Build your own soft actuators , Integrate them in a working project, Document what you did, Include all source files, Create an interactive object; if experienced with coding, focus on fully integrating a microncontoller into a textile circuit
For this week I have chosen a parametric pattern of circles, following with the initial idea of controlling patterns digitally. The first prototype I made cutting the design with the laser cutter trotec speedy 400, in a 3mm thick acrylic. This stencil I have attached it to a support of acrylic of the same size with a tule fabric in the middle, so that the material could enter between the holes of the textile.
Make the same design but this time the stencil is 250gr paper with a thickness of 1mm, in the middle use the same tule fabric, attached to the base with tweezers.
I made a mixture of thermochromic black pigment with ecoflex, so that the movement of the fabric was elastic and comfortable. Use 10gr of pigment and 13.8 of ecoflex 00-30.
The way to use ecoflex 00-30 is to mix the two components A and B in the same amount, 50% A and 50% B, for this you must use a vascula to control the adequate amount of material.
The ecoflex and the pigment have been mixed satisfactorily, obtaining a black silicone, which is spread over the stencil. The tweezers were a disadvantage when it came to distributing the material homogenously, and neither was it sufficient pressure between layers, so part of the material was spread under the stencil.
The same process for the paper stencil, but this time easier to spread by the shallow depth of the texture.
This is the result after drying the ecoflex in the oven for 15 minutes at a temperature of 175f, when removing the material from the oven was still hot so it can be seen that the thermochromic pigment works and varies in color between soft and black depending on temperature.
In this image we can see the difference between the two prototypes, the prototype of 1mm thickness changes color much faster, than the prototype of 3mm due to the thickness of the material.

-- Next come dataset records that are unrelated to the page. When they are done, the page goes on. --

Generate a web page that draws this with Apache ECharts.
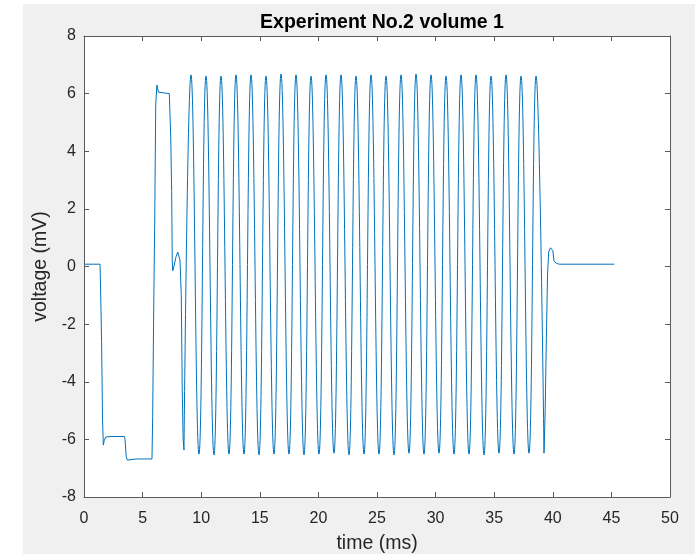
<!DOCTYPE html>
<html>
<head>
<meta charset="utf-8">
<script src="https://cdn.jsdelivr.net/npm/echarts@6/dist/echarts.min.js"></script>
<style>
html,body{margin:0;padding:0;background:#ffffff;width:695px;height:554px;overflow:hidden;}
#chart{position:absolute;left:23px;top:4px;width:672px;height:550px;}
</style>
</head>
<body>
<div id="chart"></div>
<script>
// ---- data ----
const titleText = 'Experiment No.2 volume 1';
const xName = 'time (ms)';
const yName = 'voltage (mV)';
const xTicks = [0, 5, 10, 15, 20, 25, 30, 35, 40, 45, 50];
const yTicks = [-8, -6, -4, -2, 0, 2, 4, 6, 8];

// lead-in segment (time ms, voltage mV)
const preT = [0, 1.37, 1.45, 1.5, 1.58, 1.65, 1.72, 1.85, 2.3, 3.45, 3.5, 3.6, 3.7, 4.5, 5.8, 5.86, 5.95, 6.03, 6.12, 6.22, 6.35, 6.5, 7.28, 7.4, 7.48, 7.53, 7.57, 7.7, 7.85, 8.0, 8.08, 8.19, 8.3, 8.38, 8.46, 8.53];
const preV = [0.08, 0.08, -1.5, -2.6, -5.3, -6.2, -6.05, -5.92, -5.9, -5.9, -6.0, -6.6, -6.72, -6.68, -6.68, -5.2, -1.4, 1.4, 5.6, 6.3, 6.05, 6.0, 6.0, 4.5, 2.6, 0.2, -0.15, 0.05, 0.34, 0.5, 0.48, 0.22, -1.0, -4.2, -6.0, -6.37];

// oscillation: troughs and peaks
const troughT = [8.53, 9.81, 11.09, 12.37, 13.65, 14.93, 16.21, 17.49, 18.77, 20.05, 21.33, 22.61, 23.89, 25.17, 26.45, 27.73, 29.01, 30.29, 31.57, 32.85, 34.13, 35.41, 36.69, 37.97, 39.25];
const troughV = [-6.37, -6.51, -6.54, -6.51, -6.51, -6.54, -6.51, -6.51, -6.54, -6.51, -6.48, -6.54, -6.51, -6.51, -6.54, -6.48, -6.51, -6.48, -6.51, -6.51, -6.54, -6.48, -6.51, -6.48, -6.48];
const peakT = [9.13, 10.41, 11.69, 12.97, 14.25, 15.53, 16.81, 18.09, 19.37, 20.65, 21.93, 23.21, 24.49, 25.77, 27.05, 28.33, 29.61, 30.89, 32.17, 33.45, 34.73, 36.01, 37.29, 38.57];
const peakV = [6.65, 6.61, 6.61, 6.65, 6.65, 6.61, 6.68, 6.65, 6.61, 6.65, 6.65, 6.61, 6.65, 6.61, 6.65, 6.68, 6.65, 6.61, 6.65, 6.65, 6.61, 6.65, 6.61, 6.61];

// tail segment
const postT = [39.25, 39.35, 39.45, 39.55, 39.65, 39.8, 39.92, 40.0, 40.1, 40.3, 40.55, 45.25];
const postV = [-6.48, -5.0, -2.5, -0.3, 0.5, 0.65, 0.67, 0.55, 0.2, 0.11, 0.08, 0.08];

// ---- build series data ----
const preData = preT.map((t, i) => [t, preV[i]]);
const postData = postT.map((t, i) => [t, postV[i]]);
const oscData = [];
for (let i = 0; i < troughT.length; i++) {
  oscData.push([troughT[i], troughV[i]]);
  if (i < peakT.length) oscData.push([peakT[i], peakV[i]]);
}

const FONT = "'Liberation Sans', Arial, Helvetica, sans-serif";
const AX = '#262626';
const LINE = '#0072BD';

const chart = echarts.init(document.getElementById('chart'), null, {renderer: 'canvas'});
const axisCommon = {
  axisLine: {show: true, onZero: false, lineStyle: {color: '#5a5a5a', width: 1}},
  axisTick: {show: true, inside: true, length: 5, lineStyle: {color: '#5a5a5a', width: 1}},
  splitLine: {show: false}
};
chart.setOption({
  backgroundColor: '#f0f0f0',
  animation: false,
  title: {
    text: titleText, left: 354, textAlign: 'center', top: 4,
    textStyle: {fontFamily: FONT, fontSize: 19.5, fontWeight: 'bold', color: '#000'}
  },
  grid: {left: 61, top: 32, right: 25, bottom: 57, show: true, backgroundColor: '#ffffff', borderWidth: 0,
         containLabel: false, outerBoundsMode: 'none'},
  xAxis: [
    Object.assign({
      type: 'value', min: xTicks[0], max: xTicks[xTicks.length - 1], interval: 5, position: 'bottom',
      name: xName, nameLocation: 'middle', nameGap: 37,
      nameTextStyle: {fontFamily: FONT, fontSize: 19.5, color: AX},
      axisLabel: {fontFamily: FONT, fontSize: 16, color: AX, margin: 14}
    }, axisCommon),
    Object.assign({
      type: 'value', min: xTicks[0], max: xTicks[xTicks.length - 1], interval: 5, position: 'top',
      axisLabel: {show: false}
    }, axisCommon)
  ],
  yAxis: [
    Object.assign({
      type: 'value', min: yTicks[0], max: yTicks[yTicks.length - 1], interval: 2, position: 'left',
      name: yName, nameLocation: 'middle', nameGap: 31, nameRotate: 90,
      nameTextStyle: {fontFamily: FONT, fontSize: 19.5, color: AX},
      axisLabel: {fontFamily: FONT, fontSize: 16, color: AX, margin: 8}
    }, axisCommon),
    Object.assign({
      type: 'value', min: yTicks[0], max: yTicks[yTicks.length - 1], interval: 2, position: 'right',
      axisLabel: {show: false}
    }, axisCommon)
  ],
  series: [
    {type: 'line', data: preData, showSymbol: false, symbol: 'none', lineStyle: {color: LINE, width: 1}, clip: true},
    {type: 'line', data: oscData, showSymbol: false, symbol: 'none', smooth: 0.45, lineStyle: {color: LINE, width: 1}, clip: true},
    {type: 'line', data: postData, showSymbol: false, symbol: 'none', lineStyle: {color: LINE, width: 1}, clip: true}
  ]
});
</script>
</body>
</html>
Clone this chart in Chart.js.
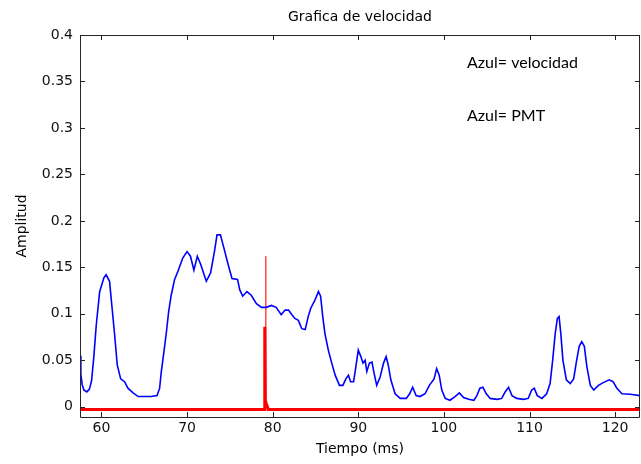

In this video we can see the degradation of colors, transpiring in white due to the hot air. The texture of this prototype tries to mimic the octopus suckers in some way and its color change through an external interaction.
The 1mm prototype changes much faster color so it is more visible the interaction with the body without having to use hot air.
I followed the tutorials of Liza Stark, to perform the first test with electronica. The conductive thread is under the textile, and is connected to a 9v battery at both ends, causing the yarn to heat up and generate a color change in the textile with the pigment.
The idea of using this pattern was to be able to control the points independently creating patterns. It is this test I have sewn a square with conductive thread between the points, and I have repeated the same process, connecting the thread to the battery.
Continuing with the investigation of the patterns, this time I decided to use conductive tissue, to generate heat, but interspersed with velostat, so that both tissues would not burn, creating a pressure sensor that only heats up when you generate pressure on the conductive tissue.
This video represents the joy of when I did the first test and the results were a success. With this test you can see how I can change the color of the points by pressure independently. The points only change color in the part where the pressure sensor is located..
After my first success and full of positive energy, continue experimenting with another idea more complete but interesting. My hypothesis was based on being able to visualize patterns when pressing the sensor, since only the part that has the conductive textile is heated. This time I have introduced a new moon-shaped fabric on top of the velostat, hoping to be able to visualize only this shape when pressed.
Yes! The test has been a success, in this video we can see the figure of the moon when pressing the fabric, changing color to white. This test opens many possibilities for experimentation where you can visualize different shapes on the fabric by pressing on it.